┌──
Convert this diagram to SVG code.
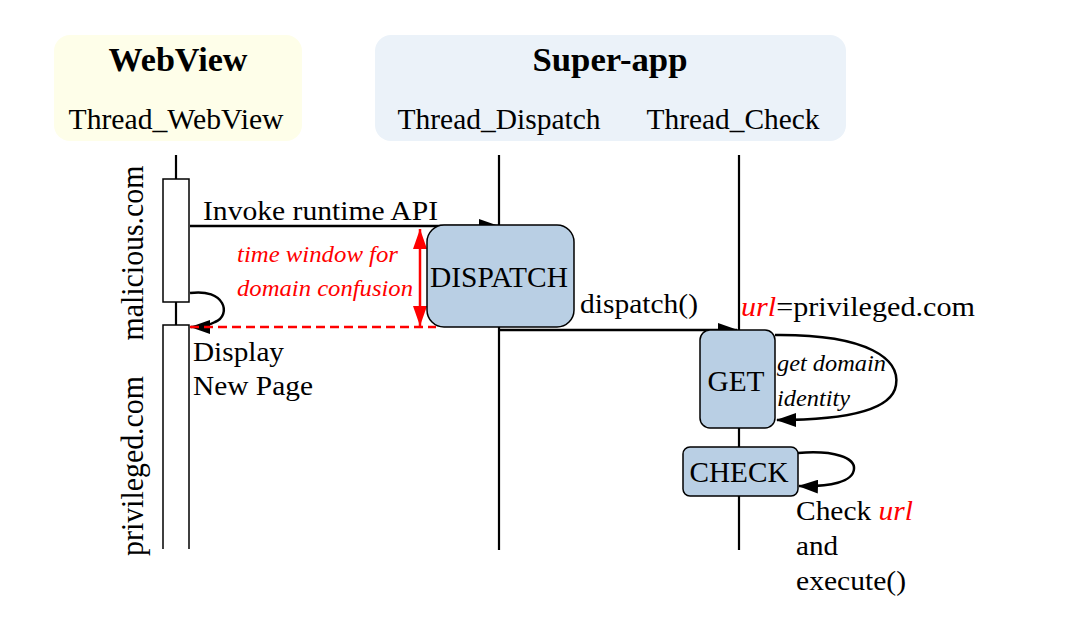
<svg xmlns="http://www.w3.org/2000/svg" width="1088" height="629" viewBox="0 0 1088 629">
<style>
text{font-family:"Liberation Serif","Times New Roman",serif;fill:#000}
.hdr{font-weight:bold;font-size:34px;text-anchor:middle}
.th{font-size:29px;text-anchor:middle}
.lbl{font-size:28px}
.red{fill:#ff0000;font-style:italic}
.it{font-style:italic}
.life{stroke:#000;stroke-width:2.2;fill:none}
.act{fill:#fff;stroke:#000;stroke-width:1.5}
.proc{fill:#b9cfe4;stroke:#000;stroke-width:1.5}
.conn{stroke:#000;stroke-width:2.5;fill:none}
</style>
<defs>
<marker id="ahb" markerWidth="20" markerHeight="14" refX="19" refY="7" orient="auto" markerUnits="userSpaceOnUse" viewBox="0 0 20 14">
<path d="M0,0 L20,7 L0,14 z" fill="#000"/>
</marker>
<marker id="ahr" markerWidth="20" markerHeight="14" refX="20" refY="7" orient="auto-start-reverse" markerUnits="userSpaceOnUse" viewBox="0 0 20 14">
<path d="M0,0 L20,7 L0,14 z" fill="#ff0000"/>
</marker>
</defs>

<g id="webview-header">
<rect x="54" y="35" width="248" height="106" rx="16" fill="#fefee9"/>
<text class="hdr" x="178" y="71" textLength="139" lengthAdjust="spacingAndGlyphs">WebView</text>
<text class="th" x="176" y="129" textLength="215" lengthAdjust="spacingAndGlyphs">Thread_WebView</text>
</g>
<g id="superapp-header">
<rect x="375" y="35" width="471" height="106" rx="16" fill="#ebf2f9"/>
<text class="hdr" x="610" y="71" textLength="155" lengthAdjust="spacingAndGlyphs">Super-app</text>
<text class="th" x="499" y="129" textLength="203" lengthAdjust="spacingAndGlyphs">Thread_Dispatch</text>
<text class="th" x="733" y="129" textLength="173" lengthAdjust="spacingAndGlyphs">Thread_Check</text>
</g>

<g id="lifelines">
<line class="life" x1="176" y1="155" x2="176" y2="325"/>
<line class="life" x1="499" y1="155" x2="499" y2="550"/>
<line class="life" x1="739" y1="155" x2="739" y2="550"/>
</g>

<g id="webview-activation-1">
<rect class="act" x="163" y="179" width="26" height="123"/>
</g>
<g id="webview-activation-2">
<path d="M163,549 L163,325 L189,325 L189,549" class="act"/>
</g>
<g id="domain-labels">
<text transform="translate(143,253) rotate(-90)" text-anchor="middle" font-size="32" textLength="175" lengthAdjust="spacingAndGlyphs">malicious.com</text>
<text transform="translate(143,466) rotate(-90)" text-anchor="middle" font-size="32" textLength="180" lengthAdjust="spacingAndGlyphs">privileged.com</text>
</g>

<g id="connectors">
<line class="conn" x1="190" y1="226" x2="498" y2="226" marker-end="url(#ahb)"/>
<path class="conn" d="M190,293 C225,288 232,315 215,322 C208,326 200,327 191,327" marker-end="url(#ahb)"/>
<line x1="190" y1="327" x2="436" y2="327" stroke="#ff0000" stroke-width="2.3" stroke-dasharray="9,5"/>
<line x1="420" y1="229" x2="420" y2="326" stroke="#ff0000" stroke-width="2.5" marker-start="url(#ahr)" marker-end="url(#ahr)"/>
<line class="conn" x1="500" y1="330" x2="737" y2="330" marker-end="url(#ahb)"/>
<path class="conn" d="M775,335 C870,334 900,360 896,385 C892,412 840,420 777,420" marker-end="url(#ahb)"/>
<path class="conn" d="M798,453 C835,450 855,458 854,469 C853,482 830,487 799,486" marker-end="url(#ahb)"/>
</g>

<g id="dispatch">
<rect class="proc" x="427" y="225" width="147" height="102" rx="17"/>
<text x="499" y="287" font-size="29" text-anchor="middle" textLength="138" lengthAdjust="spacingAndGlyphs">DISPATCH</text>
</g>
<g id="get">
<rect class="proc" x="700" y="330" width="75" height="98" rx="10"/>
<text x="736" y="391" font-size="29" text-anchor="middle" textLength="57" lengthAdjust="spacingAndGlyphs">GET</text>
</g>
<g id="check">
<rect class="proc" x="683" y="447" width="115" height="49" rx="7"/>
<text x="739" y="482" font-size="29" text-anchor="middle" textLength="99" lengthAdjust="spacingAndGlyphs">CHECK</text>
</g>

<g id="labels">
<text class="lbl" x="203" y="220" textLength="235" lengthAdjust="spacingAndGlyphs">Invoke runtime API</text>
<text class="red" x="237" y="262" font-size="24" textLength="161" lengthAdjust="spacingAndGlyphs">time window for</text>
<text class="red" x="237" y="296" font-size="24" textLength="176" lengthAdjust="spacingAndGlyphs">domain confusion</text>
<text class="lbl" x="193" y="361" textLength="91" lengthAdjust="spacingAndGlyphs">Display</text>
<text class="lbl" x="193" y="395" textLength="120" lengthAdjust="spacingAndGlyphs">New Page</text>
<text class="lbl" x="580" y="313" textLength="118" lengthAdjust="spacingAndGlyphs">dispatch()</text>
<text class="lbl" x="741" y="316" textLength="234" lengthAdjust="spacingAndGlyphs"><tspan class="red">url</tspan>=privileged.com</text>
<text class="it" x="777" y="371" font-size="23" textLength="109" lengthAdjust="spacingAndGlyphs">get domain</text>
<text class="it" x="777" y="406" font-size="23" textLength="73" lengthAdjust="spacingAndGlyphs">identity</text>
<text class="lbl" x="796" y="520" textLength="117" lengthAdjust="spacingAndGlyphs">Check <tspan class="red">url</tspan></text>
<text class="lbl" x="796" y="555" textLength="42" lengthAdjust="spacingAndGlyphs">and</text>
<text class="lbl" x="796" y="590" textLength="110" lengthAdjust="spacingAndGlyphs">execute()</text>
</g>
</svg>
└──
_PROBLEM REQUIREMENTS_. Omit the pictures and output all of the other material exactly.

_ANSWER BELOW_.
Convert this diagram to SVG code.
<svg xmlns="http://www.w3.org/2000/svg" width="1088" height="629" viewBox="0 0 1088 629">
<style>
text{font-family:"Liberation Serif","Times New Roman",serif;fill:#000}
.hdr{font-weight:bold;font-size:34px;text-anchor:middle}
.th{font-size:29px;text-anchor:middle}
.lbl{font-size:28px}
.red{fill:#ff0000;font-style:italic}
.it{font-style:italic}
.life{stroke:#000;stroke-width:2.2;fill:none}
.act{fill:#fff;stroke:#000;stroke-width:1.5}
.proc{fill:#b9cfe4;stroke:#000;stroke-width:1.5}
.conn{stroke:#000;stroke-width:2.5;fill:none}
</style>
<defs>
<marker id="ahb" markerWidth="20" markerHeight="14" refX="19" refY="7" orient="auto" markerUnits="userSpaceOnUse" viewBox="0 0 20 14">
<path d="M0,0 L20,7 L0,14 z" fill="#000"/>
</marker>
<marker id="ahr" markerWidth="20" markerHeight="14" refX="20" refY="7" orient="auto-start-reverse" markerUnits="userSpaceOnUse" viewBox="0 0 20 14">
<path d="M0,0 L20,7 L0,14 z" fill="#ff0000"/>
</marker>
</defs>

<g id="webview-header">
<rect x="54" y="35" width="248" height="106" rx="16" fill="#fefee9"/>
<text class="hdr" x="178" y="71" textLength="139" lengthAdjust="spacingAndGlyphs">WebView</text>
<text class="th" x="176" y="129" textLength="215" lengthAdjust="spacingAndGlyphs">Thread_WebView</text>
</g>
<g id="superapp-header">
<rect x="375" y="35" width="471" height="106" rx="16" fill="#ebf2f9"/>
<text class="hdr" x="610" y="71" textLength="155" lengthAdjust="spacingAndGlyphs">Super-app</text>
<text class="th" x="499" y="129" textLength="203" lengthAdjust="spacingAndGlyphs">Thread_Dispatch</text>
<text class="th" x="733" y="129" textLength="173" lengthAdjust="spacingAndGlyphs">Thread_Check</text>
</g>

<g id="lifelines">
<line class="life" x1="176" y1="155" x2="176" y2="325"/>
<line class="life" x1="499" y1="155" x2="499" y2="550"/>
<line class="life" x1="739" y1="155" x2="739" y2="550"/>
</g>

<g id="webview-activation-1">
<rect class="act" x="163" y="179" width="26" height="123"/>
</g>
<g id="webview-activation-2">
<path d="M163,549 L163,325 L189,325 L189,549" class="act"/>
</g>
<g id="domain-labels">
<text transform="translate(143,253) rotate(-90)" text-anchor="middle" font-size="32" textLength="175" lengthAdjust="spacingAndGlyphs">malicious.com</text>
<text transform="translate(143,466) rotate(-90)" text-anchor="middle" font-size="32" textLength="180" lengthAdjust="spacingAndGlyphs">privileged.com</text>
</g>

<g id="connectors">
<line class="conn" x1="190" y1="226" x2="498" y2="226" marker-end="url(#ahb)"/>
<path class="conn" d="M190,293 C225,288 232,315 215,322 C208,326 200,327 191,327" marker-end="url(#ahb)"/>
<line x1="190" y1="327" x2="436" y2="327" stroke="#ff0000" stroke-width="2.3" stroke-dasharray="9,5"/>
<line x1="420" y1="229" x2="420" y2="326" stroke="#ff0000" stroke-width="2.5" marker-start="url(#ahr)" marker-end="url(#ahr)"/>
<line class="conn" x1="500" y1="330" x2="737" y2="330" marker-end="url(#ahb)"/>
<path class="conn" d="M775,335 C870,334 900,360 896,385 C892,412 840,420 777,420" marker-end="url(#ahb)"/>
<path class="conn" d="M798,453 C835,450 855,458 854,469 C853,482 830,487 799,486" marker-end="url(#ahb)"/>
</g>

<g id="dispatch">
<rect class="proc" x="427" y="225" width="147" height="102" rx="17"/>
<text x="499" y="287" font-size="29" text-anchor="middle" textLength="138" lengthAdjust="spacingAndGlyphs">DISPATCH</text>
</g>
<g id="get">
<rect class="proc" x="700" y="330" width="75" height="98" rx="10"/>
<text x="736" y="391" font-size="29" text-anchor="middle" textLength="57" lengthAdjust="spacingAndGlyphs">GET</text>
</g>
<g id="check">
<rect class="proc" x="683" y="447" width="115" height="49" rx="7"/>
<text x="739" y="482" font-size="29" text-anchor="middle" textLength="99" lengthAdjust="spacingAndGlyphs">CHECK</text>
</g>

<g id="labels">
<text class="lbl" x="203" y="220" textLength="235" lengthAdjust="spacingAndGlyphs">Invoke runtime API</text>
<text class="red" x="237" y="262" font-size="24" textLength="161" lengthAdjust="spacingAndGlyphs">time window for</text>
<text class="red" x="237" y="296" font-size="24" textLength="176" lengthAdjust="spacingAndGlyphs">domain confusion</text>
<text class="lbl" x="193" y="361" textLength="91" lengthAdjust="spacingAndGlyphs">Display</text>
<text class="lbl" x="193" y="395" textLength="120" lengthAdjust="spacingAndGlyphs">New Page</text>
<text class="lbl" x="580" y="313" textLength="118" lengthAdjust="spacingAndGlyphs">dispatch()</text>
<text class="lbl" x="741" y="316" textLength="234" lengthAdjust="spacingAndGlyphs"><tspan class="red">url</tspan>=privileged.com</text>
<text class="it" x="777" y="371" font-size="23" textLength="109" lengthAdjust="spacingAndGlyphs">get domain</text>
<text class="it" x="777" y="406" font-size="23" textLength="73" lengthAdjust="spacingAndGlyphs">identity</text>
<text class="lbl" x="796" y="520" textLength="117" lengthAdjust="spacingAndGlyphs">Check <tspan class="red">url</tspan></text>
<text class="lbl" x="796" y="555" textLength="42" lengthAdjust="spacingAndGlyphs">and</text>
<text class="lbl" x="796" y="590" textLength="110" lengthAdjust="spacingAndGlyphs">execute()</text>
</g>
</svg>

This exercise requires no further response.